The contemporary epoch of rapid and hardly predictable social change is marked for social science by a number of original and very interesting theories of international relations, introduced by adherents of very different schools of thought. Analyzing the radical branch of globalism, for instance, we cannot ignore the outstanding scholarly heritage of such figures as Samir Amin, the leading theorist of the so-called “unequal development” approach.

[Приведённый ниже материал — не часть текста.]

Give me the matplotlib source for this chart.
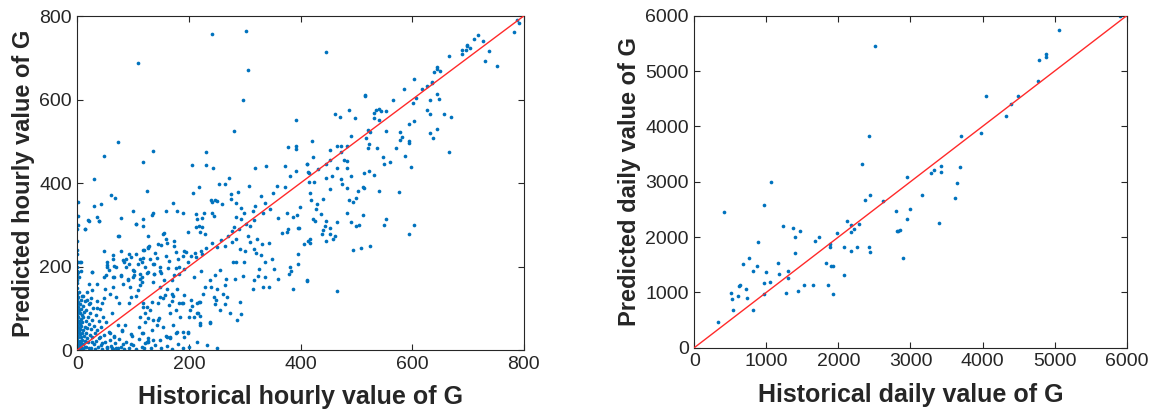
import matplotlib
matplotlib.use('Agg')
import matplotlib.pyplot as plt

# hourly data (historical, predicted)
hourly_top = [(241, 756), (303, 765), (108, 688), (306, 670), (297, 599), (392, 552), (281, 524), (73, 499), (48, 465), (136, 477),
              (117, 450), (231, 474), (206, 443), (231, 444), (243, 435), (319, 435), (338, 440), (373, 441), (377, 487), (392, 488),
              (392, 481), (411, 446), (392, 428), (414, 427), (382, 418), (272, 411), (29, 410)]

hourly_top_right = [(446, 714), (788, 791), (791, 783), (782, 761), (718, 754), (711, 744), (727, 739), (699, 731), (698, 727), (689, 719),
                    (689, 708), (696, 718), (704, 724), (737, 717), (730, 693), (752, 680), (667, 704), (644, 677), (645, 672), (639, 665),
                    (650, 669), (635, 643), (636, 640), (626, 632), (617, 626), (604, 649), (585, 626), (644, 613), (649, 601), (632, 598),
                    (607, 603), (601, 591), (566, 598), (516, 611), (516, 608), (462, 566), (471, 559), (487, 574), (497, 555), (531, 567),
                    (535, 575), (540, 577), (544, 572), (553, 572), (532, 555), (540, 552), (626, 574), (632, 565), (658, 566), (670, 558),
                    (604, 549), (595, 542), (521, 528), (524, 522), (517, 508), (522, 494), (553, 524), (579, 521), (581, 510), (579, 504),
                    (595, 500), (595, 495), (632, 519), (638, 507), (645, 529), (490, 512), (420, 501), (423, 463), (412, 446), (415, 425),
                    (431, 433), (446, 446), (453, 456), (453, 478), (465, 488), (472, 488), (472, 474), (484, 488), (478, 455), (484, 452),
                    (465, 436), (484, 435), (456, 418), (446, 413), (472, 410), (490, 418), (513, 425), (522, 428), (531, 419), (521, 484),
                    (537, 484), (547, 463), (550, 446), (560, 450), (571, 483), (588, 464), (598, 438), (667, 474)]

hourly_right = [(415, 403), (424, 403), (475, 397), (484, 388), (453, 385), (417, 377), (418, 359), (503, 380), (512, 390), (513, 388),
                (541, 381), (576, 378), (487, 359), (494, 354), (500, 364), (440, 361), (430, 349), (427, 338), (437, 325), (484, 328),
                (512, 323), (399, 343), (423, 314), (426, 308), (445, 308), (443, 296), (440, 287), (439, 279), (453, 292), (453, 277),
                (462, 273), (459, 265), (445, 260), (465, 306), (490, 306), (500, 297), (504, 300), (550, 299), (554, 315), (595, 279),
                (604, 299), (417, 265), (417, 257), (407, 253), (494, 239), (509, 244), (525, 249), (411, 166), (465, 142)]

hourly_middle = [(1, 355), (60, 371), (67, 363), (29, 344), (42, 349), (125, 382), (100, 334), (79, 317), (135, 327), (133, 323),
                 (117, 314), (106, 302), (35, 318), (38, 308), (19, 312), (13, 289), (0, 289), (74, 273), (48, 237), (79, 237),
                 (0, 212), (5, 212), (0, 199), (0, 183), (27, 188), (159, 334), (171, 352), (178, 332), (189, 328), (207, 377),
                 (218, 391), (253, 397), (265, 397), (240, 359), (241, 355), (247, 360), (259, 350), (241, 327), (245, 320), (212, 325),
                 (227, 329), (224, 316), (214, 314), (212, 295), (218, 296), (224, 295), (220, 282), (228, 279), (199, 283), (153, 277),
                 (156, 281), (144, 255), (150, 252), (159, 265), (160, 257), (174, 261), (174, 249), (126, 245), (129, 249), (119, 239),
                 (117, 220), (130, 218), (136, 207), (143, 220), (158, 225), (164, 214), (177, 235), (181, 219), (192, 238), (195, 235),
                 (190, 224), (182, 200), (177, 196), (173, 179), (170, 167), (183, 181), (191, 195), (199, 210), (203, 225), (210, 233),
                 (212, 222), (221, 236), (224, 229), (231, 244), (242, 257), (250, 247), (257, 264), (265, 249), (270, 273), (278, 258),
                 (284, 267), (278, 285), (280, 295), (290, 291), (284, 319), (293, 313), (302, 303), (298, 329), (316, 312), (315, 334),
                 (319, 344), (333, 329), (345, 337), (336, 352), (329, 370), (351, 375), (358, 393), (373, 391), (307, 393), (288, 378),
                 (275, 373), (276, 362), (251, 356), (293, 341), (284, 351), (309, 296), (305, 274), (309, 259), (322, 267), (331, 254),
                 (343, 256), (316, 243), (301, 236), (291, 242), (279, 210), (284, 212), (298, 210), (321, 233), (330, 227), (336, 210),
                 (348, 219), (352, 194), (326, 194), (323, 177), (317, 167), (314, 147), (332, 151), (336, 174), (343, 151), (360, 171),
                 (380, 183), (381, 200), (383, 190), (367, 281), (378, 289), (375, 283), (395, 293), (398, 293), (395, 231), (396, 206),
                 (387, 147), (412, 167), (414, 260), (376, 327), (387, 319), (393, 324), (360, 316)]

hourly_low = [(291, 114), (293, 86), (287, 73), (268, 128), (247, 110), (245, 128), (238, 64), (220, 60), (219, 82), (201, 80),
              (199, 43), (191, 31), (179, 43), (166, 30), (159, 33), (154, 55), (143, 61), (133, 47), (127, 21), (121, 17),
              (115, 40), (111, 56), (98, 33), (97, 15), (82, 14), (73, 5), (63, 5), (53, 7), (44, 16), (39, 29),
              (27, 32), (19, 18), (13, 8), (11, 14), (66, 32), (59, 40), (80, 48), (85, 61), (113, 80), (127, 76),
              (147, 76), (166, 89), (177, 95), (184, 80), (209, 80), (214, 88), (205, 106), (203, 120), (192, 132), (188, 113),
              (171, 130), (169, 118), (153, 124), (145, 112), (133, 115), (124, 102), (118, 112), (106, 130), (109, 143), (97, 128),
              (93, 112), (75, 112), (70, 128), (59, 135), (47, 124), (44, 112), (35, 100), (23, 113), (17, 120), (11, 130),
              (49, 145), (64, 151), (82, 158), (91, 167), (100, 175), (115, 175), (126, 186), (138, 183), (149, 190), (162, 197),
              (135, 163), (112, 155), (94, 151), (79, 177), (64, 175), (57, 191), (54, 203), (70, 199), (88, 199), (100, 191),
              (108, 207), (97, 223), (82, 215), (64, 219), (54, 211), (47, 175), (35, 159), (26, 143), (20, 159), (113, 183),
              (247, 179), (256, 191), (267, 171), (282, 171), (297, 178), (250, 147), (264, 155), (238, 167), (228, 151), (226, 135),
              (220, 116), (256, 96), (264, 110), (273, 88), (209, 175), (222, 190), (148, 150), (160, 147), (179, 147), (155, 167),
              (14, 291), (20, 309), (38, 309), (73, 274), (105, 301), (118, 297), (127, 274), (64, 227), (92, 231), (105, 231),
              (118, 239), (127, 247), (140, 233), (2, 211), (7, 211), (2, 186), (7, 190), (26, 186), (0, 167), (54, 199),
              (66, 201), (84, 211), (88, 217), (93, 207), (101, 190), (113, 219), (116, 211), (122, 199), (125, 185), (137, 207),
              (149, 199), (150, 185), (51, 179), (66, 175), (78, 179), (90, 171), (101, 179), (113, 171), (137, 183),
              (115, 163), (148, 128), (157, 132), (169, 134), (165, 108), (183, 112), (190, 112), (214, 112), (218, 116), (202, 96),
              (217, 88), (220, 65), (238, 67), (199, 40), (190, 44), (172, 60), (177, 40), (160, 32), (166, 28), (148, 24),
              (136, 24), (124, 20), (127, 28), (118, 40), (121, 67), (136, 71), (145, 72), (130, 96), (121, 88), (118, 104),
              (261, 135), (249, 119), (240, 151)]

hourly_corner = [(0, 5), (0, 15), (0, 25), (0, 35), (0, 48), (0, 60), (0, 72), (0, 85), (0, 97), (0, 110),
                 (0, 122), (0, 135), (0, 148), (0, 160), (1, 8), (1, 20), (1, 42), (1, 66), (1, 90), (1, 115),
                 (2, 3), (2, 30), (2, 55), (2, 78), (2, 102), (2, 128), (3, 12), (3, 45), (3, 70), (3, 95),
                 (3, 140), (4, 4), (4, 22), (4, 38), (4, 62), (4, 88), (5, 110), (5, 10), (5, 50), (6, 2),
                 (6, 30), (6, 75), (6, 120), (7, 16), (7, 58), (7, 98), (8, 6), (8, 40), (8, 84), (9, 24),
                 (9, 66), (9, 130), (10, 2), (10, 48), (10, 105), (11, 78), (12, 34), (12, 92), (13, 56), (14, 22),
                 (14, 118), (15, 70), (15, 40), (16, 8), (16, 96), (17, 52), (18, 28), (18, 140), (19, 80), (20, 4),
                 (20, 62), (21, 110), (22, 36), (23, 88), (24, 50), (25, 6), (25, 125), (26, 72), (27, 20), (28, 100),
                 (29, 14), (30, 58), (31, 40), (32, 3), (33, 85), (34, 22), (35, 118), (36, 48), (37, 8), (38, 70),
                 (40, 30), (41, 98), (42, 12), (43, 55), (45, 2), (46, 80), (48, 36), (50, 18), (52, 66), (54, 4),
                 (56, 44), (58, 24), (60, 10), (62, 88), (64, 2), (66, 34), (68, 16), (70, 5), (72, 60), (75, 26),
                 (78, 8), (80, 45), (84, 3), (88, 20), (92, 6), (96, 38), (100, 12), (105, 2), (110, 26), (115, 8),
                 (120, 4), (126, 18), (132, 6), (140, 12), (150, 4), (160, 10), (170, 3), (180, 14), (190, 5), (200, 8),
                 (215, 20), (232, 12), (250, 6), (0, 190), (0, 240), (0, 260), (1, 300), (2, 320), (0, 230), (3, 175)]

# daily data
daily_hist = [329, 407, 509, 523, 537, 611, 620, 639, 676, 718,
              727, 764, 810, 819, 870, 884, 963, 968, 968, 1000,
              1046, 1065, 1162, 1171, 1231, 1273, 1296, 1296, 1375, 1398,
              1398, 1444, 1472, 1519, 1648, 1676, 1727, 1829, 1852, 1889,
              1889, 1903, 1926, 1931, 1977, 2074, 2079, 2125, 2171, 2181,
              2181, 2218, 2264, 2287, 2333, 2366, 2426, 2426, 2444, 2444,
              2505, 2616, 2792, 2815, 2833, 2852, 2894, 2954, 2958, 2991,
              3162, 3280, 3327, 3401, 3419, 3419, 3618, 3641, 3691, 3696,
              3982, 4041, 4327, 4396, 4498, 4765, 4788, 4880, 4880, 5065,
              5912]
daily_pred = [473, 2448, 994, 873, 685, 939, 1115, 1127, 1515, 1055,
              897, 1612, 685, 1382, 1473, 1915, 964, 1176, 2576, 1364,
              1194, 3000, 1533, 1339, 2200, 994, 1394, 1261, 2158, 2006,
              1715, 1024, 2109, 1133, 1127, 1933, 1994, 1533, 1133, 1879,
              1824, 1473, 1479, 964, 2079, 1812, 1309, 2297, 1752, 2218,
              2091, 2139, 1818, 2236, 3327, 2667, 1812, 3830, 2752, 1721,
              5455, 2655, 2467, 2115, 2115, 2121, 1612, 2321, 3079, 2515,
              2764, 3155, 3218, 2248, 3291, 3170, 2697, 2982, 3273, 3830,
              3873, 4552, 4188, 4412, 4552, 4824, 5194, 5255, 5315, 5733,
              5988]

hourly_lim = 800
daily_lim = 6000

plt.rcParams['font.family'] = ['Liberation Sans', 'DejaVu Sans']
dot_color = '#0072BD'
text_color = '#262626'

hourly = hourly_top + hourly_top_right + hourly_right + hourly_middle + hourly_low + hourly_corner
hourly_hist = [p[0] for p in hourly]
hourly_pred = [p[1] for p in hourly]

fig = plt.figure(figsize=(11.51, 4.15), dpi=100)
ax1 = fig.add_axes([0.0672, 0.1566, 0.3878, 0.8048])
ax2 = fig.add_axes([0.6032, 0.1622, 0.3757, 0.8])


def style_axis(ax, lim, step, xlabel, ylabel):
    ax.set_xlim(0, lim)
    ax.set_ylim(0, lim)
    ticks = list(range(0, lim + 1, step))
    ax.set_xticks(ticks)
    ax.set_yticks(ticks)
    ax.tick_params(direction='in', top=True, right=True, length=4, width=0.8,
                   labelsize=14, colors=text_color, pad=4)
    for s in ax.spines.values():
        s.set_color(text_color)
        s.set_linewidth(0.8)
    ax.set_xlabel(xlabel, fontsize=18, fontweight='bold', color=text_color, labelpad=9)
    ax.set_ylabel(ylabel, fontsize=17, fontweight='bold', color=text_color, labelpad=3)


ax1.scatter(hourly_hist, hourly_pred, s=7, color=dot_color, linewidths=0, zorder=2)
ax1.plot([0, hourly_lim], [0, hourly_lim], color='#ff2a2a', linewidth=1, zorder=3)
style_axis(ax1, hourly_lim, 200, 'Historical hourly value of G', 'Predicted hourly value of G')

ax2.scatter(daily_hist, daily_pred, s=7, color=dot_color, linewidths=0, zorder=2)
ax2.plot([0, daily_lim], [0, daily_lim], color='#ff2a2a', linewidth=1, zorder=3)
style_axis(ax2, daily_lim, 1000, 'Historical daily value of G', 'Predicted daily value of G')

fig.savefig('out.png', dpi=100)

This Egyptian scholar reminded us to look for understanding of development outside Eurocentric thinking, introducing a very original kind of neo-Marxist approach to non-European societies. Accepting Wallerstein’s  distinction (“core”-”semi-periphery”-”periphery”), Amin applies Marx’s logic of class relations to the contemporary world system. Analyzing the patterns of development of the peripheral societies, he argues, in particular, that Marx foresaw that no colonial power would be able to preclude for long the local development of capitalism. With the rise of monopolies, however, the “development of capitalism in the periphery was to remain extroverted, based on the external market, and could therefore not lead to a full flowering of the capitalist mode of production in the periphery” [1, p. 111].
A class-based analysis is employed by S..Amin in order to explain the nature of distinction between the North and the South, character of their relationships. According to him, we cannot think of class struggle as occurring within separate national contexts but should think about it as taking place within the context of the world system.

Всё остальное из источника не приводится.